Work-from-office 4 to 5 days a week: Salesforce to employees
Software giant Salesforce has issued an internal memo, directing most of its employees to return to their offices by October 1, according to the San Francisco Standard. Select employees in sales, workplace services, data center engineering, and onsite support technicians will have to come into the office, four to five days a week. Other departments must report to offices three days every week.
Salesforce's hybrid work model continues
When asked about the New York office or the October 1 deadline, a Salesforce spokesperson did not provide specific answers. They stated, "Salesforce has always been a hybrid work company. Our guidelines focus on in-person connection, while also recognizing the value of working away from the office." This move aligns with other companies welcoming their staff back to the office.
Decision contrasts CEO's previous statement
The company's decision seems to subtly retract CEO Marc Benioff's 2022 statement that "office mandates are never going to work." This comes as New York City metro area office visitation in May and June, reached 83.9% and 85% of 2019 levels respectively, according to Placer.ai. The area around Salesforce's largest tenancy at 1095 Sixth Avenue at West 42nd Street is already witnessing increased foot traffic.
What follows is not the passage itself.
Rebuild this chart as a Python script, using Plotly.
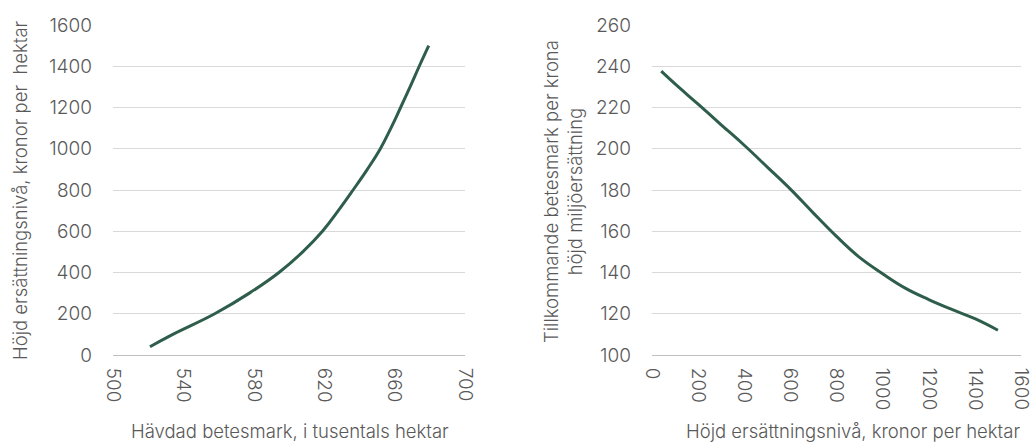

Signs of recovery in Manhattan's office market
Despite surveys suggesting lower rates of return and an office market collapse narrative, there are indications that Manhattan's office market is recovering. CBRE reported a 35% increase in leasing volume in Q2 compared to the same period in 2023. SL Green, the city's largest commercial landlord, stated in its Q2 earnings report that it is on track to exceed its goal of signing two million square feet of leases this year.
Commercial property expansion amid market recovery
Blackstone, the world's largest owner of commercial property, is expanding its space at Rudin's 345 Park Ave by 250,000 square feet. Despite these positive signs, Manhattan's office availability remains high at over 17%, largely due to an oversupply of outdated, undesirable space. High interest rates and looming foreclosures also pose challenges to the market.